1.       Scents of Solastalgia (SoS)

2.       Scents of Consumption (SoC)

3.       Scents of Asilomar (SoA)

Scents of Solastalgia (SoS), has been developed in collaboration with artist and eco-social worker, Susan Hauri-Downing (AUS). We explore the significance of olfactory landscapes to the rapidly changing, multi-species experiences of place and of environmental change and loss, also known as solastalgia. Through a series of eco-sensory community workshops, performances and artworks, we explore how olfaction can help us understand and manage ecological distress and welcome or imagine novel ecologies. This project has received support from Perth Institute of Contemporary Art, Western Australia and the Western Australian Department of Local Government, Sport and Creative Industries.

The research questions we explore in SoS are:

  1. What is the role of smell in human experiences of environmental change?
  2. What is the role of smell in more-than-human experiences of anthropogenic environmental change?
  3. How can smell help us come to terms with environmental change, and imagine and welcome environmental futures?

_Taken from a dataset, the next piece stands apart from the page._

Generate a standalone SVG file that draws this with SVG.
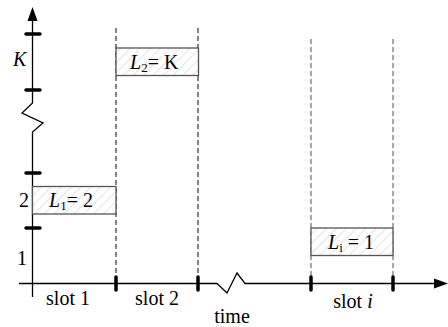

Scents of Consumption (SoC) traces the agencies of microbial volatile organic chemicals through human and more-than-human consumption practices, traversing scales from the molecular to the atmospheric. The first stage of this project explores the olfactory relationships between lichen, ice, reindeer and anthropogenic climate change. In the long dark winters across Sápmi, reindeer forage through the forests attracted by the smells of lichen buried under layers of snow. However, climate change causes rain and unpredictable snow melts, where melted snow freezes into ice. The volatile chemicals released by the lichen can’t diffuse through the ice and reindeer struggle to find their food. This seemingly small shift in olfactory relations between lichen, reindeer and frozen water has profound effects on multispecies migration, economies and cultures across Sápmi. Consumption is central to these olfactory re-orientations: matter is sensed, ingested, metabolised and emitted. SoC explores how human-induced environmental change affects atmospheric flows, gaseous metabolisms and odorous relations. This project has received support from the Centre for Volatile Interactions, University of Copenhagen.

The research questions I explore in SoC are:

  1. How can odorants generated by lichen be understood as ecological communications?
  2. What are the olfactory relationships between lichen and reindeer in Sápmi/Northern Sweden and how are they affected by ecological and climate change?
  3. How can these questions be explored using decolonial research methods?

Scents of Asilomar (SoA) is a collaborative creative project with designers Devon Ward (USA) and Yuning Chen (CHINA/UK), in which we explore the interactions between biotechnological practices, atmospheres and olfactory experiences. We collect and blend odorants from diverse biotechnological environments and organisms to imagine, synthesise and co-create multi-species scents, spirits and futures. Supported by the Future Organisms project at The Edinburgh Hub for Responsible Innovation. This project resulted in a performance intervention at “The Spirit of Asilomar and the Future of Biotechnology summit,” Monterey, CA in February 2025.